On how he balances designing his own namesake label, Tomas Maier, in addition to Bottega Veneta:

T.M.: How I dissect it is that one is the necessary, the other is the exceptional. Bottega is more…it’s an investment. I’m very aware of how much the product costs. I’m very aware of what it would take to convince somebody to invest into a product, but it’s something that you keep for a very long time and it should be built for that. On the other side, [Tomas Maier] is more about casual. But it goes to the same client in the end, because we cater to that same client but in a more time-off way.

On what he looks for in his creative collaborators:

T.M.: Dedication to the brand. And I leave a lot of freedom. When you trust people, you get the most [from them]. I don’t like to be that kind of boss that’s on somebody’s back all the time. I don’t like that at all…it’s good that people have [a sense of] responsibility. Responsibility and freedom.
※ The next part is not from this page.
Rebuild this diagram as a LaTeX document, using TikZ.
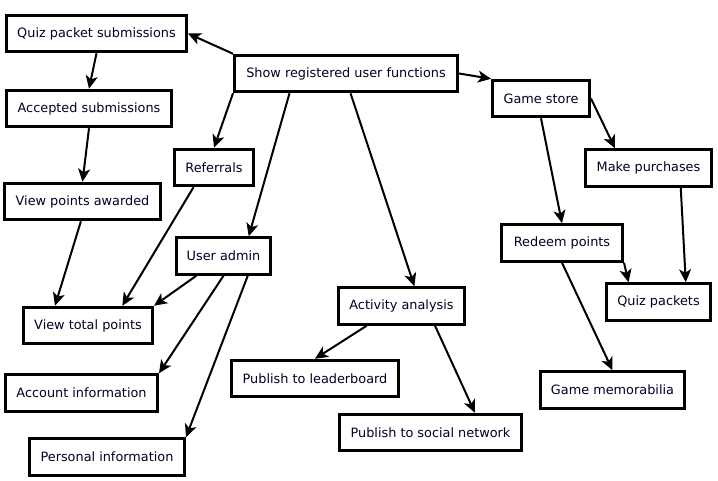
\documentclass[tikz,border=0pt]{standalone}
\usepackage{fontspec}
\setmainfont{DejaVu Sans}
\usetikzlibrary{arrows.meta,calc}
\begin{document}
\begin{tikzpicture}[x=1pt,y=-1pt,
  box/.style={draw=black,line width=3pt,fill=white,inner sep=0pt,
    minimum height=36.5pt,font=\fontsize{12.85}{15}\selectfont,text=black!85!blue},
  arr/.style={line width=2pt,-{Stealth[length=13pt,width=12pt,inset=3.5pt]}}]
\useasboundingbox (0,0) rectangle (718,481);
\node[box,minimum width=180pt] (qps) at (96.5,33.5) {Quiz packet submissions};
\node[box,minimum width=165pt] (acc) at (89,108.5) {Accepted submissions};
\node[box,minimum width=156pt] (vpa) at (82.5,201.5) {View points awarded};
\node[box,minimum width=223pt] (show) at (346,73.5) {Show registered user functions};
\node[box,minimum width=79pt] (ref) at (214,167.5) {Referrals};
\node[box,minimum width=94pt] (uadm) at (223.5,256) {User admin};
\node[box,minimum width=129pt] (vtp) at (88,325.5) {View total points};
\node[box,minimum width=152pt] (acct) at (81.5,393) {Account information};
\node[box,minimum width=155pt] (pers) at (107,457) {Personal information};
\node[box,minimum width=167pt] (pl) at (315,378.5) {Publish to leaderboard};
\node[box,minimum width=126pt] (aa) at (401.5,306) {Activity analysis};
\node[box,minimum width=182pt] (psn) at (430.5,432.5) {Publish to social network};
\node[box,minimum width=97pt] (gs) at (541,98.5) {Game store};
\node[box,minimum width=126pt] (mp) at (648.5,168) {Make purchases};
\node[box,minimum width=121pt] (rp) at (562,243) {Redeem points};
\node[box,minimum width=104pt] (qp) at (658.5,302) {Quiz packets};
\node[box,minimum width=144pt] (gm) at (612.5,390) {Game memorabilia};

\draw[arr] (show.north west) -- (qps.east);
\draw[arr] (qps.south) -- (acc.north);
\draw[arr] (acc.south) -- (vpa.north);
\draw[arr] ($(vpa.south west)!0.49!(vpa.south east)$) -- ($(vtp.north west)!0.25!(vtp.north east)$);
\draw[arr] ($(ref.south west)!0.25!(ref.south east)$) -- ($(vtp.north west)!0.76!(vtp.north east)$);
\draw[arr] ($(uadm.south west)!0.22!(uadm.south east)$) -- (vtp.north east);
\draw[arr] (uadm.south) -- (acct.north east);
\draw[arr] ($(uadm.south west)!0.75!(uadm.south east)$) -- (pers.north east);
\draw[arr] (show.south west) -- (ref.north);
\draw[arr] ($(show.south west)!0.25!(show.south east)$) -- ($(uadm.north west)!0.76!(uadm.north east)$);
\draw[arr] ($(show.south west)!0.52!(show.south east)$) -- ($(aa.north west)!0.6!(aa.north east)$);
\draw[arr] (show.east) -- (gs.north west);
\draw[arr] (gs.south) -- (rp.north);
\draw[arr] (gs.east) -- ($(mp.north west)!0.24!(mp.north east)$);
\draw[arr] ($(mp.south west)!0.75!(mp.south east)$) -- ($(qp.north west)!0.755!(qp.north east)$);
\draw[arr] (rp.south east) -- ($(qp.north west)!0.22!(qp.north east)$);
\draw[arr] (rp.south) -- (gm.north);
\draw[arr] ($(aa.south west)!0.23!(aa.south east)$) -- (pl.north);
\draw[arr] ($(aa.south west)!0.76!(aa.south east)$) -- ($(psn.north west)!0.74!(psn.north east)$);
\end{tikzpicture}
\end{document}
On how he manages to design the collection without living in Italy, where the company is based [Maier lives between New York and Florida]:

T.M.: It works quite well, because I can’t be in the same place all the time. I can’t be in the same office all the time. I’m a very intense worker. I have to remove myself from time to time, because otherwise people who work with me get crazy. So I remove myself. I used to be in Italy a lot more the first eight years; every other week. Now we have studios in Italy, New York and Florida, so we work all over the world. I find that very healthy for our company. [As a] company that caters to people all over the world, sells all over the world…our design team has to travel, has to be exposed to different environments, cultures.